Friday, August 7, 2009

On Tone

A friend of mine mentioned the game Heavy Gear a while back. He wasn't too complementary about it actually. His words were somewhat to the effect of: Gorgeous Book - Terrible System.

He went on to wonder out-loud how a game could create such an "embarrassment" of a set of mechanics and still do well? Which is a pointless question really because we all know that production values sell a game first and foremost. Compelling system and setting just keeps people coming back. So I ended up picking up a used copy of the 2nd Edition mostly because I wanted to see what he considered to be a really good layout. Since I've been reading I've found the book is nice looking and the layout is sharp, and though I haven't playtested the system I don't think it's as bad as my friend describes it, but those things aren't what I want to talk about.

I want to talk about the tone of Heavy Gear because I find it to be a good lesson to RPG writers out there.
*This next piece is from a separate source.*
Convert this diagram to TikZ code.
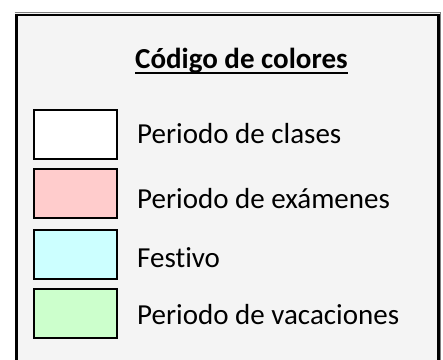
\documentclass[tikz,border=0pt]{standalone}
\usepackage{fontspec}
\setmainfont[Ligatures=NoCommon]{Carlito}
\definecolor{bg}{HTML}{F4F4F4}
\definecolor{pinkc}{HTML}{FFCCCC}
\definecolor{cyanc}{HTML}{CCFFFF}
\definecolor{greenc}{HTML}{CCFFCC}
\begin{document}
\begin{tikzpicture}[x=1pt,y=-1pt,
  swatch/.style={draw=black,line width=2pt,minimum width=83pt,minimum height=49pt,inner sep=0pt,anchor=north west},
  lbl/.style={anchor=base west,inner sep=0pt,font=\fontsize{29}{34}\selectfont}]
\useasboundingbox (0,0) rectangle (443,359);
\fill[white] (0,0) rectangle (443,359);
\fill[bg] (15,12) rectangle (441,370);
\draw[gray,line width=1pt] (14.5,12.5) -- (440.5,12.5) -- (440.5,370);
\draw[black,line width=2.5pt] (16.5,370) -- (16.5,15) -- (438.5,15) -- (438.5,370);
\node[lbl,font=\bfseries\fontsize{29}{34}\selectfont] (title) at (135,68) {Código de colores};
\draw[line width=2pt] ([yshift=-5pt]title.base west) -- ([yshift=-5pt]title.base east);
\node[swatch,fill=white]  (s1) at (33,109) {};
\node[swatch,fill=pinkc]  (s2) at (33,168) {};
\node[swatch,fill=cyanc]  (s3) at (33,229) {};
\node[swatch,fill=greenc] (s4) at (33,288) {};
\node[lbl] (t1) at (137,143) {Periodo de clases};
\node[lbl] (t2) at (137,208) {Periodo de exámenes};
\node[lbl] (t3) at (137,267) {Festivo};
\node[lbl] (t4) at (137,324) {Periodo de vacaciones};
\end{tikzpicture}
\end{document}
Heavy Gear keeps their text reasonably tight and minimal which I think is nice, however the game constantly makes references to how GM's should be "dealing" with problem players that play wrong. Which is about as insulting as it is pointless. The whole book is written like it's talking to the GM saying: "We know, your players are idiots. But don't fret, we'll fix them for you."

The "Hooks and Tips" sections of each chapter are just plain insulting and always start with the assumption that up til reading this book everything has been done all wrong and then offer patronizing advice on how to get it right. I believe this is probably the textbook example of what RPG Pundit describes as Swine.

As RPG designers we have to have some conceit. I know that I wouldn't keep working on Hardkore if I didn't honestly believe that it's the bees knees and that the world will be better off having it. But I won't portray a 'better than thou' attitude in my writing because I'm not making a bible with which I'm preaching from on-high. I'm writing a game book for people that want to play a fun game just like I do. That means even though I'm some hotshot game designer that got my book published I can't carry through in my writing because the people that will make or break my game are ultimately the fans.

I'm not sure if I ever noticed this undertone of conceit in any previous games, but if any of you know any others please give a shout out.